圖二.機器學習的Forward propagation and backward propagation 的示意圖。

圖二呈現機器學習的Forward propagation and backward propagation 示意圖，forward propagation指的是順向運算，意義上是機器

做出推論。backward propagation指的是逆向運算，意義上是學習，本質是調整機器的參數( $\bar{\bar{w}}$ , $\bar{b}$ )。其實，當Forward propagation 清楚定義後，Back propagation 也已經被決定。 Tensorflow會幫忙計算 Back propogation 中複雜的 $\frac{\partial{L}}{\partial{\bar{w}}}$

Back propagation立基於微積分的Chain rule，如下圖三所示:

圖三 Schematic of Chain Rule

考慮 $y$ 是 $x$ 的函數，而 $z$ 是 $y$ 的函數，當 $x$ 有 $\Delta x$ 變化時， $z$ 將有 $\Delta z$ 的變化。將 $z$ 對 $x$ 微分的定義是：

$\begin{aligned} \frac{\partial z}{\partial x} = \mathop {\lim }\limits_{\Delta x \to 0}{\frac{\Delta z}{\Delta x}} = \frac{\partial z}{\partial y} \frac{\partial y}{\partial x} = h'g' \end{aligned}$

先看下圖四的一個Neural Network，輸入K筆input data: x，

會得到K筆output data: y，而 $L_k$ 是每一筆輸出output data與label data的距離。

$L_k(\bar{\bar{w}},\bar{b})=\textrm{distance}(\bar{y},\hat{y})$

定義Loss function為每筆data 的L值總合。

$L=\sum_{k=1}^K L_k$

計算Loss function對其中一變數w偏微分時即是L值總合對變數w偏微分。

$\frac{\partial L}{\partial w}=\sum_{k=1}^k \frac{\partial L_k}{\partial w}$

圖四 Neural Network, loss function, and weight gradient of loss function

以圖四中Loss 對w作偏微分為範例，其等於z對w作偏微分乘上Loss對z偏微分。其中z對w作偏微分稱作forward pass，Loss對z偏微分稱作backward pass。z 為activation function 的input。
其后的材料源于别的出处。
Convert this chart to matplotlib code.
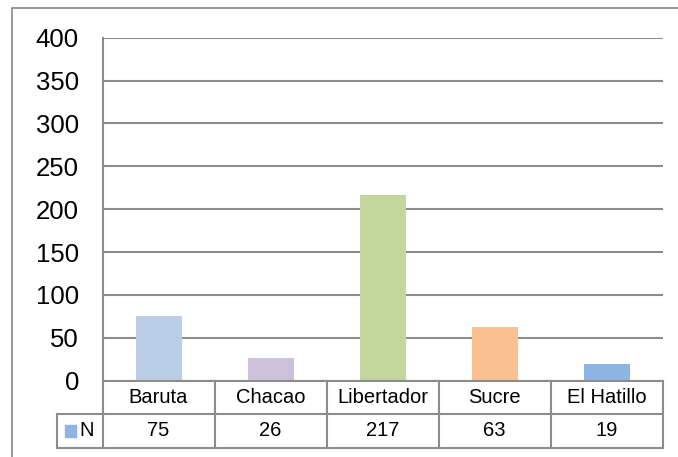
import matplotlib.pyplot as plt
from matplotlib.patches import Rectangle

plt.rcParams['font.family'] = ['Liberation Sans', 'DejaVu Sans']

categories = ['Baruta', 'Chacao', 'Libertador', 'Sucre', 'El Hatillo']
values = [75, 26, 217, 63, 19]
series_name = 'N'
colors = ['#B9CDE5', '#CCC1DA', '#C3D69B', '#FAC090', '#8EB4E3']
yticks = [0, 50, 100, 150, 200, 250, 300, 350, 400]

W, H = 678, 457
fig = plt.figure(figsize=(W / 100, H / 100), dpi=100)
fig.patch.set_facecolor('white')

# plot area in pixels
left, right, top, bottom = 102.5, 662.8, 37.7, 380.7
ax = fig.add_axes([left / W, 1 - bottom / H, (right - left) / W, (bottom - top) / H])

grid_c = '#8C8C8C'
ax.bar(range(len(categories)), values, width=0.41, color=colors, zorder=3)
ax.set_xlim(-0.5, len(categories) - 0.5)
ax.set_ylim(0, 400)
ax.set_yticks(yticks)
ax.yaxis.grid(True, color=grid_c, linewidth=1.5, zorder=0)
ax.set_axisbelow(True)
for s in ['top', 'right', 'bottom']:
    ax.spines[s].set_visible(False)
ax.spines['left'].set_color(grid_c)
ax.spines['left'].set_linewidth(1.5)
ax.tick_params(axis='y', length=0, pad=17, labelsize=18.5)
ax.tick_params(axis='x', length=0, labelbottom=False)

# data table under the plot
tr = ax.get_xaxis_transform()
unit_px = (right - left) / len(categories)
r1 = -(413.5 - bottom) / (bottom - top)
r2 = -(447.5 - bottom) / (bottom - top)
leg_x = -0.5 - (left - 57.5) / unit_px
n = len(categories)
lk = dict(color=grid_c, linewidth=1.5, transform=tr, clip_on=False, zorder=4)
ax.plot([-0.5, n - 0.5], [0, 0], **lk)
ax.plot([leg_x, n - 0.5], [r1, r1], **lk)
ax.plot([leg_x, n - 0.5], [r2, r2], **lk)
for i in range(n + 1):
    ax.plot([i - 0.5, i - 0.5], [0, r2], **lk)
ax.plot([leg_x, leg_x], [r1, r2], **lk)
for i, (c, v) in enumerate(zip(categories, values)):
    ax.text(i, r1 / 2, c, transform=tr, ha='center', va='center', fontsize=14.5)
    ax.text(i, (r1 + r2) / 2, str(v), transform=tr, ha='center', va='center', fontsize=14.5)

# legend key in the table
fig.patches.append(Rectangle((65 / W, 1 - 437 / H), 11 / W, 12 / H,
                             transform=fig.transFigure, color=colors[-1]))
fig.text(79 / W, 1 - 431 / H, series_name, ha='left', va='center', fontsize=14.5)

# chart area border (clipped at right and bottom)
fig.patches.append(Rectangle((12 / W, -0.05), 1.2, 1.05 - 8 / H,
                             transform=fig.transFigure, fill=False,
                             edgecolor='#868686', linewidth=1.2))

fig.savefig('out.png', dpi=100)
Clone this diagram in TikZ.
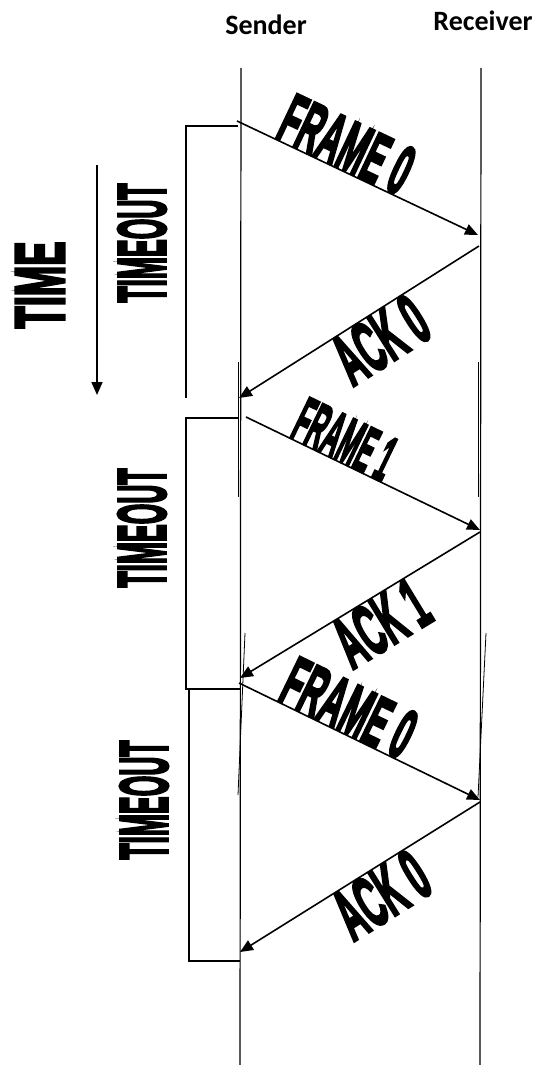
\documentclass[tikz,border=0pt]{standalone}
\usepackage{fontspec}
\setmainfont{Liberation Sans}
\newfontfamily\namefont{Carlito}
\newfontfamily\heavyfont{Liberation Sans}[FakeBold=4.5]
\usetikzlibrary{arrows.meta}

\tikzset{
  lifeline/.style={line width=1.2pt},
  extra/.style={line width=0.8pt},
  timer/.style={line width=1.1pt},
  msg/.style={line width=1.6pt, -{Triangle[length=13pt,width=11pt]}},
  heavy/.style={font=\heavyfont\bfseries\fontsize{#1}{#1}\selectfont, inner sep=0pt, outer sep=1pt},
  party/.style={font=\namefont\bfseries\fontsize{28}{28}\selectfont},
}
\newcommand{\squash}[2]{\scalebox{#1}[1]{#2}}

\begin{document}
\begin{tikzpicture}[x=1pt,y=-1pt]
\useasboundingbox (0,0) rectangle (540,1065);

\node[party] (snd) at (266,25) {Sender};
\node[party] (rcv) at (483,21) {Receiver};

% time lines
\coordinate (stop) at (241,68);
\coordinate (sbot) at (240,1065);
\coordinate (rtop) at (481,68);
\coordinate (rbot) at (480,1065);
\draw[lifeline] (stop) -- (sbot);
\draw[lifeline] (rtop) -- (rbot);
\draw[extra] (238,362) -- (238,497);
\draw[extra] (478,362) -- (478,497);
\draw[extra] (245,633) -- (238,795);
\draw[extra] (486,633) -- (478,797);

% time arrow
\node[heavy=70, rotate=90] (timelbl) at (40,285) {\squash{0.52}{TIME}};
\coordinate (ttop) at (97,165);
\coordinate (tbot) at (97,395);
\draw[msg] (ttop) -- (tbot);

% timeouts
\draw[timer] (238,126) -- (186,126) -- (186,398);
\draw[timer] (238,418) -- (186,418) -- (186,689) -- (240,689);
\draw[timer] (189,689) -- (189,961) -- (240,961);
\node[heavy=68, rotate=90] (tmo1) at (142,243) {\squash{0.39}{TIMEOUT}};
\node[heavy=68, rotate=90] (tmo2) at (142,528) {\squash{0.39}{TIMEOUT}};
\node[heavy=68, rotate=90] (tmo3) at (144,800) {\squash{0.39}{TIMEOUT}};

% frames and acks
\coordinate (s0) at (237,121);
\coordinate (r0) at (478,235);
\coordinate (r0a) at (479,246);
\coordinate (s0a) at (239,398);
\coordinate (s1) at (246,417);
\coordinate (r1) at (480,530);
\coordinate (r1a) at (480,532);
\coordinate (s1a) at (240,678);
\coordinate (s2) at (239,683);
\coordinate (r2) at (480,800);
\coordinate (r2a) at (480,802);
\coordinate (s2a) at (240,952);

\draw[msg] (s0) -- node[heavy=70, sloped, above, pos=0.41] {\squash{0.45}{FRAME 0}} (r0);
\draw[msg] (r0a) -- node[heavy=72, sloped, below, pos=0.47] {\squash{0.45}{ACK 0}} (s0a);
\draw[msg] (s1) -- node[heavy=64, sloped, above, pos=0.38] {\squash{0.37}{FRAME 1}} (r1);
\draw[msg] (r1a) -- node[heavy=72, sloped, below, pos=0.47] {\squash{0.45}{ACK 1}} (s1a);
\draw[msg] (s2) -- node[heavy=70, sloped, above, pos=0.41] {\squash{0.45}{FRAME 0}} (r2);
\draw[msg] (r2a) -- node[heavy=72, sloped, below, pos=0.47] {\squash{0.45}{ACK 0}} (s2a);
\end{tikzpicture}
\end{document}
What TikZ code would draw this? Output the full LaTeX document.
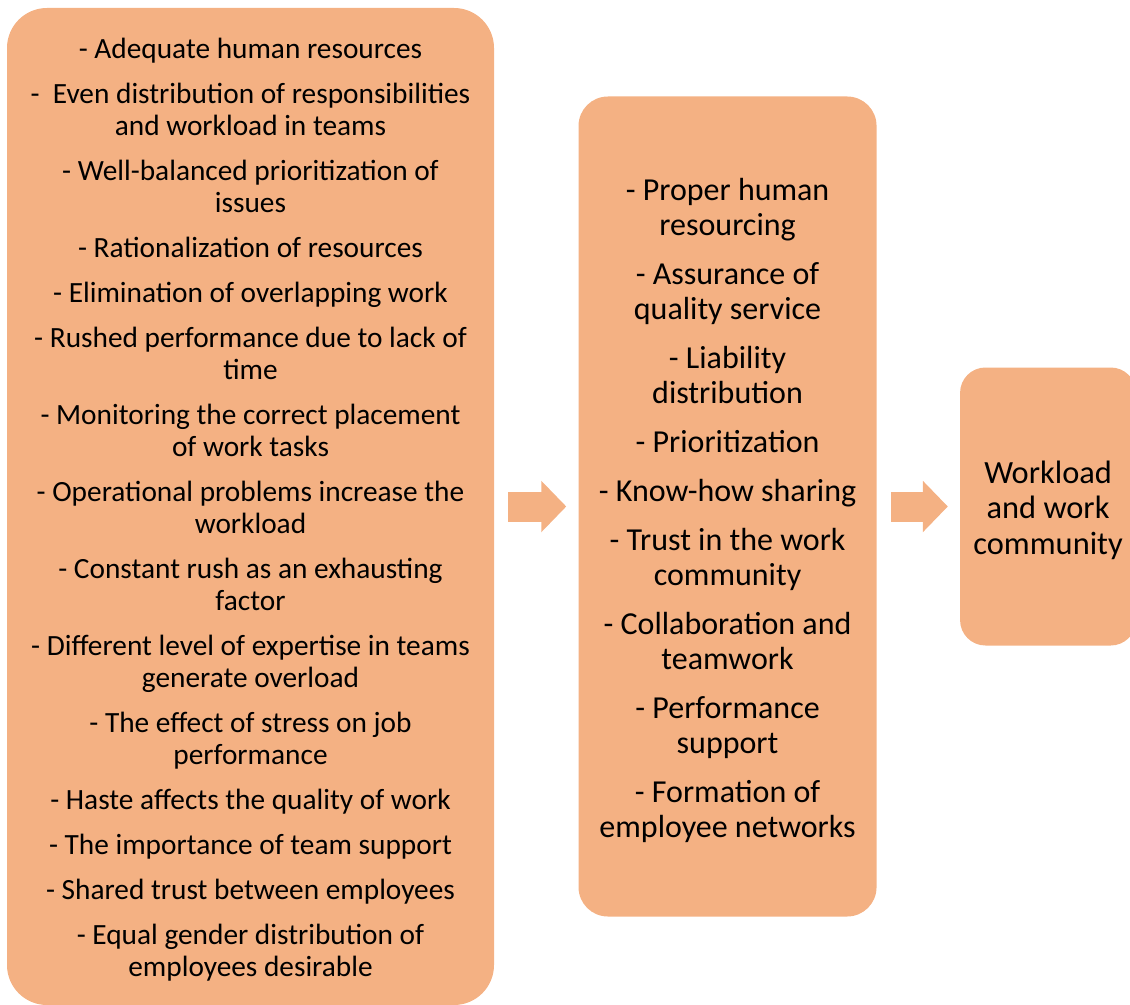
\documentclass[tikz,border=0pt]{standalone}
\usepackage{fontspec}
\setmainfont{Carlito}
\usepackage{xcolor}
\usetikzlibrary{arrows.meta}
\usetikzlibrary{positioning}
\definecolor{peach}{HTML}{F4B183}

\begin{document}
\begin{tikzpicture}[x=0.75pt,y=-0.75pt,
box/.style={fill=peach, draw=none, inner sep=0pt},
boxtext/.style={align=center, inner sep=0pt, yshift=-2.6pt},
bigarrow/.style={draw=peach, line width=22.5pt, -{Triangle[length=18.75pt,width=37.5pt,fill=peach]}, shorten <=10.5pt, shorten >=9pt}]
\useasboundingbox (0,0) rectangle (1130,1005);
\clip (0,0) rectangle (1130,1005);

\def\gapL{9.75pt}
\def\gapM{10.5pt}

% boxes
\node[box, rounded corners=30pt, minimum width=365.25pt, minimum height=747.75pt] (factors) at (250.5,506.5) {};
\node[box, rounded corners=22pt, minimum width=223.5pt, minimum height=615pt, right=63pt of factors] (themes) {};
\node[box, rounded corners=19pt, minimum width=132pt, minimum height=208.5pt, right=62.25pt of themes] (result) {};

% texts
\node[boxtext, font=\fontsize{22pt}{24pt}\selectfont] (factorsText) at (factors) {
- Adequate human resources\\[\gapL]
-\ \ Even distribution of responsibilities\\ and workload in teams\\[\gapL]
- Well-balanced prioritization of\\ issues\\[\gapL]
- Rationalization of resources\\[\gapL]
- Elimination of overlapping work\\[\gapL]
- Rushed performance due to lack of\\ time\\[\gapL]
- Monitoring the correct placement\\ of work tasks\\[\gapL]
- Operational problems increase the\\ workload\\[\gapL]
- Constant rush as an exhausting\\ factor\\[\gapL]
- Different level of expertise in teams\\ generate overload\\[\gapL]
- The effect of stress on job\\ performance\\[\gapL]
- Haste affects the quality of work\\[\gapL]
- The importance of team support\\[\gapL]
- Shared trust between employees\\[\gapL]
- Equal gender distribution of\\ employees desirable};

\node[boxtext, font=\fontsize{24pt}{26.25pt}\selectfont] (themesText) at (themes) {
- Proper human\\ resourcing\\[\gapM]
- Assurance of\\ quality service\\[\gapM]
- Liability\\ distribution\\[\gapM]
- Prioritization\\[\gapM]
- Know-how sharing\\[\gapM]
- Trust in the work\\ community\\[\gapM]
- Collaboration and\\ teamwork\\[\gapM]
- Performance\\ support\\[\gapM]
- Formation of\\ employee networks};

\node[boxtext, font=\fontsize{24.3pt}{26.6pt}\selectfont] (resultText) at (result) {
Workload\\ and work\\ community};

% arrows
\draw[bigarrow] (factors.east |- themes.west) -- (themes.west);
\draw[bigarrow] (themes.east) -- (result.west);

\end{tikzpicture}
\end{document}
圖五 Forward pass and backward pass of weight gradient $\frac{\partial L}{\partial \bar{\bar{w}}}$ computation

Forward Pass

先看forward pass: z對w作偏微分如下圖五 z對w作偏微分即為input x

圖六 Elaboration on forward pass of $\frac{\partial L}{\partial w}$ computation

Backward pass

圖七. 深層神經網絡架構之訓練(deep neural network, DNN)。網絡層數為 $\ell_e$ ，第 $\ell$ 層之神經元數為 $D_\ell = 2$ ，其神經元表示為 $\bar{x}^\ell$ ，激活函數為 $f_{\mathrm act}$ ，渴望輸出(desired output)為 $\bar{y} = [y_1, y_2]^t$ 。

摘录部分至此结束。